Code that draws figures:
** begin **

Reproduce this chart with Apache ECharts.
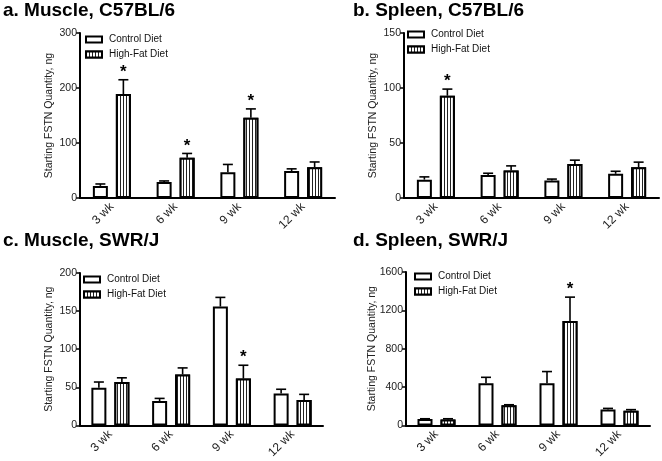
<!DOCTYPE html>
<html>
<head>
<meta charset="utf-8">
<script src="https://cdn.jsdelivr.net/npm/echarts@6/dist/echarts.min.js"></script>
<style>
html,body{margin:0;padding:0;background:#fff;}
#chart{width:662px;height:461px;}
</style>
</head>
<body>
<div id="chart"></div>
<script>
// ---- data ----
const categories = ['3 wk', '6 wk', '9 wk', '12 wk'];
const seriesNames = ['Control Diet', 'High-Fat Diet'];
const panelTitles = ['a. Muscle, C57BL/6', 'b. Spleen, C57BL/6', 'c. Muscle, SWR/J', 'd. Spleen, SWR/J'];
const yAxisName = 'Starting FSTN Quantity, ng';

const aControl = [22, 29, 47, 49];
const aControlErr = [3.5, 2, 14, 4];
const aHighFat = [189, 73, 146, 56];
const aHighFatErr = [26, 8, 16, 9.5];
const aSig = [1, 1, 1, 0];
const aTicks = [0, 100, 200, 300];

const bControl = [16.7, 21, 16, 22];
const bControlErr = [2.5, 1.5, 1.2, 2.3];
const bHighFat = [93, 25, 31, 28];
const bHighFatErr = [6, 4.2, 3.4, 4.6];
const bSig = [1, 0, 0, 0];
const bTicks = [0, 50, 100, 150];

const cControl = [49.5, 32, 156, 42];
const cControlErr = [7.5, 3.5, 12, 5.5];
const cHighFat = [57, 67, 61.5, 33.5];
const cHighFatErr = [5.5, 8.5, 17.5, 7.3];
const cSig = [0, 0, 1, 0];
const cTicks = [0, 50, 100, 150, 200];

const dControl = [67, 440, 440, 166];
const dControlErr = [3, 62, 122, 12];
const dHighFat = [61, 210, 1090, 153];
const dHighFatErr = [9, 6, 248, 12];
const dSig = [0, 0, 1, 0];
const dTicks = [0, 400, 800, 1200, 1600];

// ---- layout ----
const FONT = '"Liberation Sans", Arial, sans-serif';
const panels = [
  {title: panelTitles[0], tl: 3, tt: 1, grid: {left: 80, top: 33, width: 255, height: 165}, leg: {left: 85, top: 34}, ng: 25,
   ctrl: aControl, ctrlErr: aControlErr, hf: aHighFat, hfErr: aHighFatErr, sig: aSig, ticks: aTicks},
  {title: panelTitles[1], tl: 353, tt: 1, grid: {left: 404, top: 33, width: 255, height: 165}, leg: {left: 407, top: 29}, ng: 25,
   ctrl: bControl, ctrlErr: bControlErr, hf: bHighFat, hfErr: bHighFatErr, sig: bSig, ticks: bTicks},
  {title: panelTitles[2], tl: 3, tt: 231, grid: {left: 80, top: 273, width: 243, height: 155}, leg: {left: 83, top: 274}, ng: 25,
   ctrl: cControl, ctrlErr: cControlErr, hf: cHighFat, hfErr: cHighFatErr, sig: cSig, ticks: cTicks},
  {title: panelTitles[3], tl: 353, tt: 231, grid: {left: 406, top: 272, width: 244, height: 157}, leg: {left: 414, top: 271}, ng: 28,
   ctrl: dControl, ctrlErr: dControlErr, hf: dHighFat, hfErr: dHighFatErr, sig: dSig, ticks: dTicks}
];

const BAR_W = 15;
const BAR_GAP = 8;
const OFFSET = (BAR_W + BAR_GAP) / 2;

const stripeDecal = {
  symbol: 'rect', symbolSize: 1, color: '#222', backgroundColor: '#fff',
  dashArrayX: [1, 2], dashArrayY: [5, 0], rotation: 0
};

function errRender(offset) {
  return function (params, api) {
    const i = api.value(0), v = api.value(1), e = api.value(2), s = api.value(3);
    const p0 = api.coord([i, v]);
    const p1 = api.coord([i, v + e]);
    const x = p0[0] + offset;
    const children = [
      {type: 'line', shape: {x1: x, y1: p0[1], x2: x, y2: p1[1]}, style: {stroke: '#000', lineWidth: 1.6}},
      {type: 'line', shape: {x1: x - 5, y1: p1[1], x2: x + 5, y2: p1[1]}, style: {stroke: '#000', lineWidth: 1.6}}
    ];
    if (s) {
      children.push({type: 'text', x: x, y: p1[1] - 16,
        style: {text: '*', font: 'bold 17px ' + FONT, textAlign: 'center', textVerticalAlign: 'top', fill: '#000'}});
    }
    return {type: 'group', children: children};
  };
}

const option = {
  animation: false,
  backgroundColor: '#fff',
  title: [], grid: [], xAxis: [], yAxis: [], legend: [], series: []
};

panels.forEach((p, k) => {
  const ticks = p.ticks;
  option.title.push({text: p.title, left: p.tl, top: p.tt, padding: 0,
    textStyle: {fontFamily: FONT, fontSize: 19, fontWeight: 'bold', color: '#000'}});
  option.grid.push(Object.assign({containLabel: false}, p.grid));
  option.xAxis.push({
    type: 'category', gridIndex: k, data: categories,
    axisLine: {lineStyle: {color: '#000', width: 2}},
    axisTick: {alignWithLabel: true, length: 5, lineStyle: {color: '#000', width: 1.5}},
    axisLabel: {rotate: 45, margin: 7, fontFamily: FONT, fontSize: 12, color: '#222'},
    splitLine: {show: false}
  });
  option.yAxis.push({
    type: 'value', gridIndex: k, min: ticks[0], max: ticks[ticks.length - 1],
    interval: ticks[1] - ticks[0],
    name: yAxisName, nameLocation: 'middle', nameGap: p.ng, nameMoveOverlap: false,
    nameTextStyle: {fontFamily: FONT, fontSize: 10.5, color: '#222'},
    axisLine: {show: true, lineStyle: {color: '#000', width: 2}},
    axisTick: {show: true, length: 4, lineStyle: {color: '#000', width: 1.5}},
    axisLabel: {margin: 3, fontFamily: FONT, fontSize: 10.5, color: '#222', formatter: v => String(v)},
    splitLine: {show: false}
  });
  option.legend.push({
    orient: 'vertical', left: p.leg.left, top: p.leg.top, padding: 0,
    itemWidth: 16, itemHeight: 6, itemGap: 4, icon: 'rect',
    data: seriesNames, selectedMode: false,
    itemStyle: {borderColor: '#000', borderWidth: 2},
    textStyle: {fontFamily: FONT, fontSize: 10, color: '#111', lineHeight: 11, padding: [0, 0, 0, 2]}
  });
  option.series.push({
    type: 'bar', name: seriesNames[0], xAxisIndex: k, yAxisIndex: k, data: p.ctrl,
    barWidth: BAR_W, barGap: (BAR_GAP / BAR_W * 100) + '%',
    itemStyle: {color: '#fff', borderColor: '#000', borderWidth: 2}
  });
  option.series.push({
    type: 'bar', name: seriesNames[1], xAxisIndex: k, yAxisIndex: k, data: p.hf,
    barWidth: BAR_W, barGap: (BAR_GAP / BAR_W * 100) + '%',
    itemStyle: {color: '#fff', borderColor: '#000', borderWidth: 2, decal: stripeDecal}
  });
  option.series.push({
    type: 'custom', xAxisIndex: k, yAxisIndex: k, renderItem: errRender(-OFFSET),
    encode: {x: 0, y: 1}, z: 3,
    data: categories.map((c, i) => [i, p.ctrl[i], p.ctrlErr[i], 0])
  });
  option.series.push({
    type: 'custom', xAxisIndex: k, yAxisIndex: k, renderItem: errRender(OFFSET),
    encode: {x: 0, y: 1}, z: 3,
    data: categories.map((c, i) => [i, p.hf[i], p.hfErr[i], p.sig[i]])
  });
});

const chart = echarts.init(document.getElementById('chart'), null, {renderer: 'canvas'});
chart.setOption(option);
</script>
</body>
</html>
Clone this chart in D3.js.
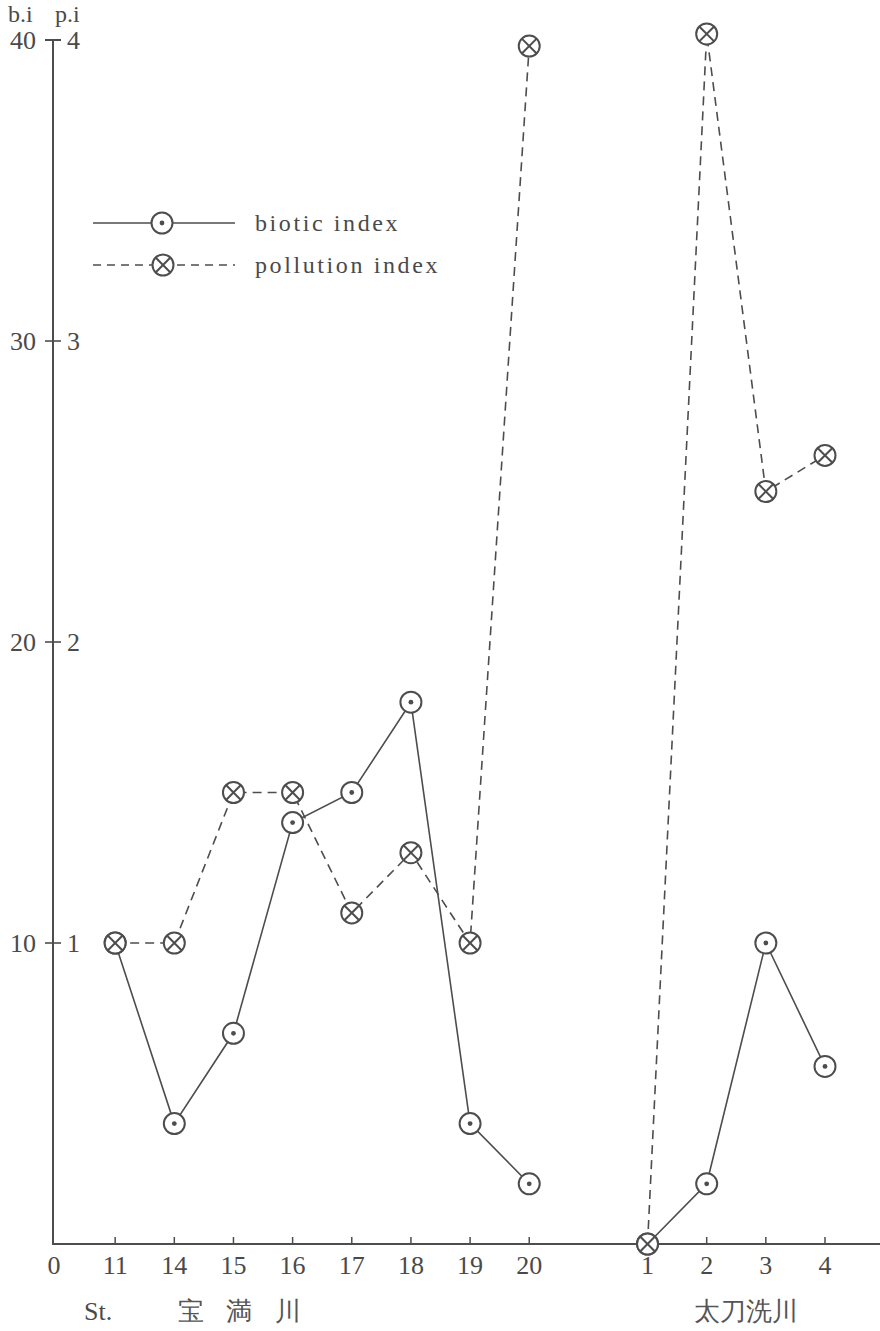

** end **

### What is expected
Leave the pictures out and print the records above exactly as they stand.

### Written reply
Reproduce this chart with Apache ECharts.
<!DOCTYPE html>
<html>
<head>
<meta charset="utf-8">
<script src="https://cdn.jsdelivr.net/npm/echarts@6/dist/echarts.min.js"></script>
<style>
html,body{margin:0;padding:0;background:#fff;}
#chart{width:662px;height:461px;}
</style>
</head>
<body>
<div id="chart"></div>
<script>
// ---- data ----
const categories = ['3 wk', '6 wk', '9 wk', '12 wk'];
const seriesNames = ['Control Diet', 'High-Fat Diet'];
const panelTitles = ['a. Muscle, C57BL/6', 'b. Spleen, C57BL/6', 'c. Muscle, SWR/J', 'd. Spleen, SWR/J'];
const yAxisName = 'Starting FSTN Quantity, ng';

const aControl = [22, 29, 47, 49];
const aControlErr = [3.5, 2, 14, 4];
const aHighFat = [189, 73, 146, 56];
const aHighFatErr = [26, 8, 16, 9.5];
const aSig = [1, 1, 1, 0];
const aTicks = [0, 100, 200, 300];

const bControl = [16.7, 21, 16, 22];
const bControlErr = [2.5, 1.5, 1.2, 2.3];
const bHighFat = [93, 25, 31, 28];
const bHighFatErr = [6, 4.2, 3.4, 4.6];
const bSig = [1, 0, 0, 0];
const bTicks = [0, 50, 100, 150];

const cControl = [49.5, 32, 156, 42];
const cControlErr = [7.5, 3.5, 12, 5.5];
const cHighFat = [57, 67, 61.5, 33.5];
const cHighFatErr = [5.5, 8.5, 17.5, 7.3];
const cSig = [0, 0, 1, 0];
const cTicks = [0, 50, 100, 150, 200];

const dControl = [67, 440, 440, 166];
const dControlErr = [3, 62, 122, 12];
const dHighFat = [61, 210, 1090, 153];
const dHighFatErr = [9, 6, 248, 12];
const dSig = [0, 0, 1, 0];
const dTicks = [0, 400, 800, 1200, 1600];

// ---- layout ----
const FONT = '"Liberation Sans", Arial, sans-serif';
const panels = [
  {title: panelTitles[0], tl: 3, tt: 1, grid: {left: 80, top: 33, width: 255, height: 165}, leg: {left: 85, top: 34}, ng: 25,
   ctrl: aControl, ctrlErr: aControlErr, hf: aHighFat, hfErr: aHighFatErr, sig: aSig, ticks: aTicks},
  {title: panelTitles[1], tl: 353, tt: 1, grid: {left: 404, top: 33, width: 255, height: 165}, leg: {left: 407, top: 29}, ng: 25,
   ctrl: bControl, ctrlErr: bControlErr, hf: bHighFat, hfErr: bHighFatErr, sig: bSig, ticks: bTicks},
  {title: panelTitles[2], tl: 3, tt: 231, grid: {left: 80, top: 273, width: 243, height: 155}, leg: {left: 83, top: 274}, ng: 25,
   ctrl: cControl, ctrlErr: cControlErr, hf: cHighFat, hfErr: cHighFatErr, sig: cSig, ticks: cTicks},
  {title: panelTitles[3], tl: 353, tt: 231, grid: {left: 406, top: 272, width: 244, height: 157}, leg: {left: 414, top: 271}, ng: 28,
   ctrl: dControl, ctrlErr: dControlErr, hf: dHighFat, hfErr: dHighFatErr, sig: dSig, ticks: dTicks}
];

const BAR_W = 15;
const BAR_GAP = 8;
const OFFSET = (BAR_W + BAR_GAP) / 2;

const stripeDecal = {
  symbol: 'rect', symbolSize: 1, color: '#222', backgroundColor: '#fff',
  dashArrayX: [1, 2], dashArrayY: [5, 0], rotation: 0
};

function errRender(offset) {
  return function (params, api) {
    const i = api.value(0), v = api.value(1), e = api.value(2), s = api.value(3);
    const p0 = api.coord([i, v]);
    const p1 = api.coord([i, v + e]);
    const x = p0[0] + offset;
    const children = [
      {type: 'line', shape: {x1: x, y1: p0[1], x2: x, y2: p1[1]}, style: {stroke: '#000', lineWidth: 1.6}},
      {type: 'line', shape: {x1: x - 5, y1: p1[1], x2: x + 5, y2: p1[1]}, style: {stroke: '#000', lineWidth: 1.6}}
    ];
    if (s) {
      children.push({type: 'text', x: x, y: p1[1] - 16,
        style: {text: '*', font: 'bold 17px ' + FONT, textAlign: 'center', textVerticalAlign: 'top', fill: '#000'}});
    }
    return {type: 'group', children: children};
  };
}

const option = {
  animation: false,
  backgroundColor: '#fff',
  title: [], grid: [], xAxis: [], yAxis: [], legend: [], series: []
};

panels.forEach((p, k) => {
  const ticks = p.ticks;
  option.title.push({text: p.title, left: p.tl, top: p.tt, padding: 0,
    textStyle: {fontFamily: FONT, fontSize: 19, fontWeight: 'bold', color: '#000'}});
  option.grid.push(Object.assign({containLabel: false}, p.grid));
  option.xAxis.push({
    type: 'category', gridIndex: k, data: categories,
    axisLine: {lineStyle: {color: '#000', width: 2}},
    axisTick: {alignWithLabel: true, length: 5, lineStyle: {color: '#000', width: 1.5}},
    axisLabel: {rotate: 45, margin: 7, fontFamily: FONT, fontSize: 12, color: '#222'},
    splitLine: {show: false}
  });
  option.yAxis.push({
    type: 'value', gridIndex: k, min: ticks[0], max: ticks[ticks.length - 1],
    interval: ticks[1] - ticks[0],
    name: yAxisName, nameLocation: 'middle', nameGap: p.ng, nameMoveOverlap: false,
    nameTextStyle: {fontFamily: FONT, fontSize: 10.5, color: '#222'},
    axisLine: {show: true, lineStyle: {color: '#000', width: 2}},
    axisTick: {show: true, length: 4, lineStyle: {color: '#000', width: 1.5}},
    axisLabel: {margin: 3, fontFamily: FONT, fontSize: 10.5, color: '#222', formatter: v => String(v)},
    splitLine: {show: false}
  });
  option.legend.push({
    orient: 'vertical', left: p.leg.left, top: p.leg.top, padding: 0,
    itemWidth: 16, itemHeight: 6, itemGap: 4, icon: 'rect',
    data: seriesNames, selectedMode: false,
    itemStyle: {borderColor: '#000', borderWidth: 2},
    textStyle: {fontFamily: FONT, fontSize: 10, color: '#111', lineHeight: 11, padding: [0, 0, 0, 2]}
  });
  option.series.push({
    type: 'bar', name: seriesNames[0], xAxisIndex: k, yAxisIndex: k, data: p.ctrl,
    barWidth: BAR_W, barGap: (BAR_GAP / BAR_W * 100) + '%',
    itemStyle: {color: '#fff', borderColor: '#000', borderWidth: 2}
  });
  option.series.push({
    type: 'bar', name: seriesNames[1], xAxisIndex: k, yAxisIndex: k, data: p.hf,
    barWidth: BAR_W, barGap: (BAR_GAP / BAR_W * 100) + '%',
    itemStyle: {color: '#fff', borderColor: '#000', borderWidth: 2, decal: stripeDecal}
  });
  option.series.push({
    type: 'custom', xAxisIndex: k, yAxisIndex: k, renderItem: errRender(-OFFSET),
    encode: {x: 0, y: 1}, z: 3,
    data: categories.map((c, i) => [i, p.ctrl[i], p.ctrlErr[i], 0])
  });
  option.series.push({
    type: 'custom', xAxisIndex: k, yAxisIndex: k, renderItem: errRender(OFFSET),
    encode: {x: 0, y: 1}, z: 3,
    data: categories.map((c, i) => [i, p.hf[i], p.hfErr[i], p.sig[i]])
  });
});

const chart = echarts.init(document.getElementById('chart'), null, {renderer: 'canvas'});
chart.setOption(option);
</script>
</body>
</html>
Clone this chart in D3.js.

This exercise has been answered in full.